The Oakland defense showed zero resistance in overtime, and Brady went 8-for-8 for 45 yards, only needing to convert one third down along the way. Once in field goal range, the Patriots went to the ground game, and Antowain Smith converted a third-and-5 with an 8-yard run. That set up a much easier kick for Vinatieri this time around, and he of course did not miss.
That was the final play in Foxboro Stadium's history. For a building without too many fond memories, it was a heck of a way to close the doors.
From there, everybody knows the story. The Patriots upset the Steelers in Pittsburgh the following week before pulling off what was at the time the greatest upset in Super Bowl history over the St. Louis Rams. It was the first of three Super Bowls won by Brady, Belichick and the Patriots in a four-year span, kicking off the most dominant two-decade stretch the NFL has ever seen.
Of course, given the controversial nature of the tuck rule, the "what if?" that hangs over that play has messed with the minds of many sports fans over the years.
The Raiders franchise -- despite getting a shot at redemption by reaching the Super Bowl a year later -- certainly has never properly recovered.
The team went on a 14-year playoff drought after the Super Bowl loss, and the team still hasn't won a playoff game since 2002.
The NFL never again assigned Coleman to a Raiders game, because of the way fans perceived him in that moment.
Hall of Famer Ray Lewis once argued that "the only reason we know who Tom Brady is, [is] because of a tuck rule!" (Which somehow wasn't even the most nonsensical thing Lewis said at that particular moment in time.) Gruden said he'll never get over it. Woodson remains quite peeved (and will express that frustration to Brady in person in an upcoming ESPN documentary).
If there's any "what if?" that can be eliminated from the conversation, it can be the doubt that Brady needed the tuck rule to become great. Brady has obviously gone on to win seven Super Bowls, earning five Super Bowl MVPs, three NFL MVPs, and 15 Pro Bowl selections while becoming the NFL's all-time leader in every meaningful passing statistic and continuing to play at an MVP level at the age of 44. Tuck rule or no tuck rule, Brady's singular greatness was inescapable for the rest of the league, even if that first title was delayed.
But of course, the world can't help but wonder how differently things would have gone for the Patriots if not for the proper enforcement of a strange rule. Surely, logic would dictate that the team had the right blend of talent and attitude to eventually win championships. Their two titles in '03 and '04 are a testament to that. But as always is the case with the "What If?" game of sports, the case can be made for any alternate reality to become believable. Raiders fans would like to believe that Oakland would have gone on to pull the upsets over the Steelers and the Rams in the weeks that followed, bringing about the first of multiple Super Bowls won by Gruden in Oakland.

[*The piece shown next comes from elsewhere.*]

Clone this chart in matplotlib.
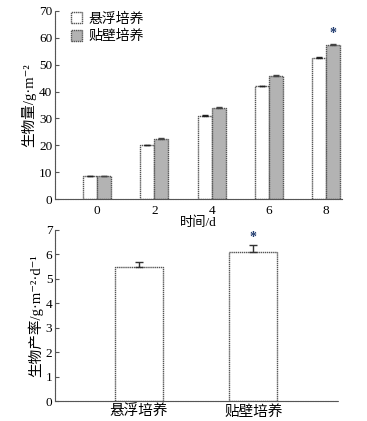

Instead, Al Davis essentially fired Gruden, trading him to Tampa Bay for draft picks. Gruden beat the Raiders with the Bucs in the Super Bowl the following year.

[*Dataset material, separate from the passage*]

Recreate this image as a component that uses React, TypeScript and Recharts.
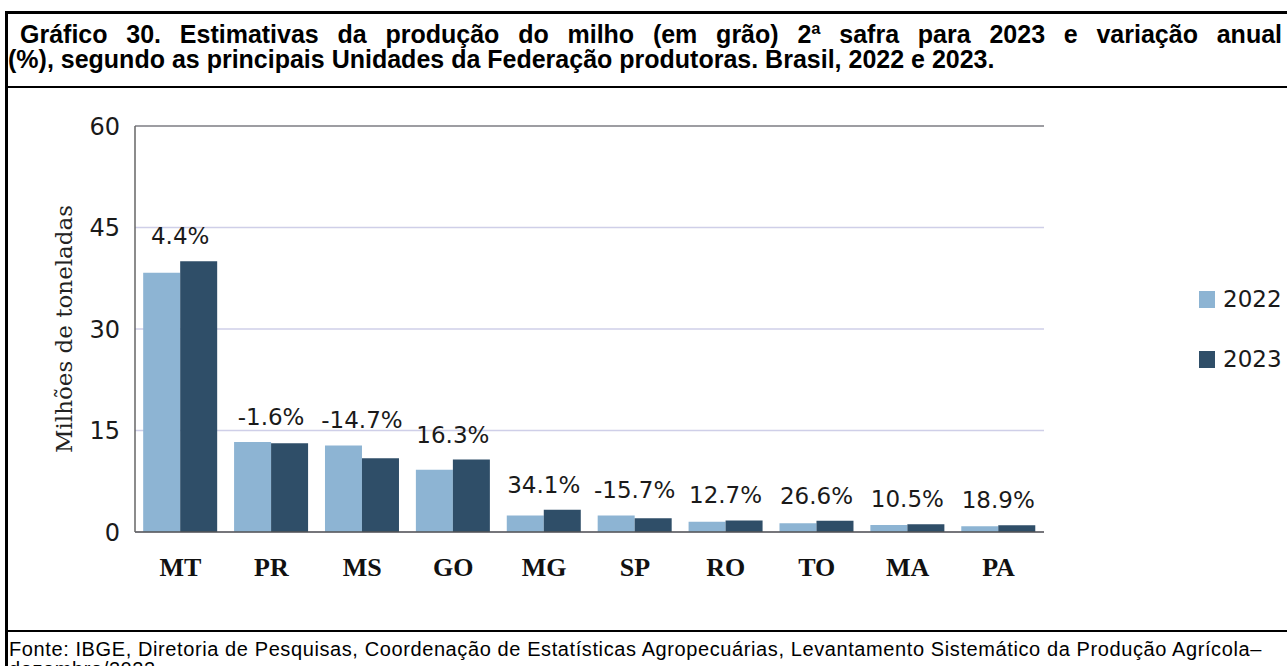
import React from "react";
import {
  BarChart, Bar, XAxis, YAxis, CartesianGrid, Legend, LabelList, ReferenceLine,
} from "recharts";

const estados = ["MT", "PR", "MS", "GO", "MG", "SP", "RO", "TO", "MA", "PA"];
const prod2022 = [38.3, 13.3, 12.8, 9.2, 2.45, 2.45, 1.5, 1.3, 1.05, 0.85];
const prod2023 = [40.0, 13.1, 10.9, 10.7, 3.3, 2.05, 1.7, 1.65, 1.16, 1.0];
const variacao = ["4.4%", "-1.6%", "-14.7%", "16.3%", "34.1%", "-15.7%", "12.7%", "26.6%", "10.5%", "18.9%"];
const yTicks = [0, 15, 30, 45, 60];

const COR_2022 = "#8db4d3";
const COR_2023 = "#2f4e68";

const data = estados.map((uf, i) => ({ uf, i, a2022: prod2022[i], a2023: prod2023[i] }));

const titleFont = "'Liberation Sans', Arial, sans-serif";

// percent label sits above the taller bar of each pair, centred on the group
function VarLabel(props: any) {
  const { x, y, height, value } = props;
  const i = Number(value);
  const bottom = y + height;
  const pxPerUnit = height / prod2023[i];
  const top2022 = bottom - prod2022[i] * pxPerUnit;
  const top = Math.min(y, top2022);
  return (
    <text
      x={x}
      y={top - 25}
      textAnchor="middle"
      dominantBaseline="central"
      fontFamily="'DejaVu Sans', sans-serif"
      fontSize={23}
      fill="#1a1a1a"
    >
      {variacao[i]}
    </text>
  );
}

function YTitle(props: any) {
  const vb = props.viewBox;
  const cx = vb.x + 64;
  const cy = vb.y + vb.height / 2;
  return (
    <text
      x={cx}
      y={cy}
      transform={`rotate(-90 ${cx} ${cy})`}
      textAnchor="middle"
      dominantBaseline="central"
      fontFamily="'DejaVu Serif', serif"
      fontSize={23}
      fill="#222"
    >
      Milhões de toneladas
    </text>
  );
}

function Legenda(props: any) {
  const items = props.payload || [];
  return (
    <div>
      {items.map((it: any) => (
        <div key={it.value} style={{ display: "flex", alignItems: "center", height: 30, marginBottom: 30 }}>
          <span style={{ width: 16, height: 17, background: it.color, display: "inline-block", marginRight: 8 }} />
          <span style={{ fontFamily: "'DejaVu Sans', sans-serif", fontSize: 23, color: "#1a1a1a" }}>{it.value}</span>
        </div>
      ))}
    </div>
  );
}

export default function App() {
  return (
    <div style={{ position: "absolute", left: 0, top: 0, width: 1287, height: 666, overflow: "hidden", background: "#fff" }}>
      <div style={{ position: "absolute", left: 5, top: 11, width: 1320, height: 720, border: "3px solid #000", boxSizing: "border-box" }} />
      <div style={{ position: "absolute", left: 5, top: 86, width: 1320, height: 2, background: "#000" }} />
      <div style={{ position: "absolute", left: 5, top: 630, width: 1320, height: 2, background: "#000" }} />

      {/* title: first line justified to the box width, last line left aligned */}
      <div style={{
        position: "absolute", left: 20, top: 22, width: 1262, whiteSpace: "nowrap",
        fontFamily: titleFont, fontWeight: 700, fontSize: 25, lineHeight: "24px", color: "#000",
        textAlign: "justify", textAlignLast: "justify",
      }}>
        Gráfico 30. Estimativas da produção do milho (em grão) 2ª safra para 2023 e variação anual
      </div>
      <div style={{
        position: "absolute", left: 8, top: 47, whiteSpace: "nowrap",
        fontFamily: titleFont, fontWeight: 700, fontSize: 25, lineHeight: "24px", color: "#000",
      }}>
        (%), segundo as principais Unidades da Federação produtoras. Brasil, 2022 e 2023.
      </div>

      <div style={{ position: "absolute", left: 0, top: 88 }}>
        <BarChart
          width={1287}
          height={540}
          data={data}
          margin={{ top: 38, right: 153, bottom: 0, left: 0 }}
          barCategoryGap="9%"
          barGap={0}
        >
          <CartesianGrid horizontal vertical={false} stroke="#cfcfe8" strokeWidth={1.5} />
          <XAxis
            dataKey="uf"
            height={96}
            tickSize={0}
            tickMargin={26}
            axisLine={{ stroke: "#555", strokeWidth: 1.5 }}
            tickLine={false}
            tick={{ fontFamily: "'Liberation Serif', serif", fontWeight: 700, fontSize: 26, fill: "#111" }}
          />
          <YAxis
            domain={[0, 60]}
            ticks={yTicks}
            width={135}
            tickSize={0}
            tickMargin={15}
            axisLine={{ stroke: "#666", strokeWidth: 1.5 }}
            tickLine={false}
            tick={{ fontFamily: "'DejaVu Sans', sans-serif", fontSize: 24, fill: "#1a1a1a" }}
            label={{ content: YTitle }}
          />
          <YAxis
            yAxisId="borda"
            orientation="right"
            domain={[0, 60]}
            width={0}
            tick={false}
            tickLine={false}
            axisLine={{ stroke: "#777", strokeWidth: 1.5 }}
          />
          <ReferenceLine y={60} stroke="#888" strokeWidth={1.5} />
          <Legend
            layout="vertical"
            align="right"
            verticalAlign="top"
            content={Legenda}
            wrapperStyle={{ left: 1199, top: 196, width: 90 }}
          />
          <Bar dataKey="a2022" name="2022" fill={COR_2022} isAnimationActive={false} />
          <Bar dataKey="a2023" name="2023" fill={COR_2023} isAnimationActive={false}>
            <LabelList dataKey="i" content={VarLabel} />
          </Bar>
        </BarChart>
      </div>

      <div style={{
        position: "absolute", left: 9, top: 639, width: 1280, whiteSpace: "nowrap",
        fontFamily: titleFont, fontSize: 20, lineHeight: "20px", letterSpacing: 0.6, color: "#000",
      }}>
        Fonte: IBGE, Diretoria de Pesquisas, Coordenação de Estatísticas Agropecuárias, Levantamento Sistemático da Produção Agrícola–<br />
        dezembro/2022.
      </div>
    </div>
  );
}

And though the Patriots failed to make the playoffs in 2002, their Super Bowl wins in '03 and '04 began a stretch of making the playoffs in 16 out of 17 years. With Brady and Belichick, the team reached nine Super Bowls total and won six of them, authoring a truly remarkable stretch of success -- a level that is supposed to be unattainable in the era of salary caps and parity.
Again, logic might say that some or all of that was inevitable, that the combined GOAT powers of Brady and Belichick would always have to result in multiple championships, no matter what happened on the night of Jan. 19, 2002. That may be true, but we'll really never know.
What we do know without a doubt is that the foundation for all of that winning -- for all six Lombardi Trophies that reside in Foxboro -- was laid 20 years ago to the day.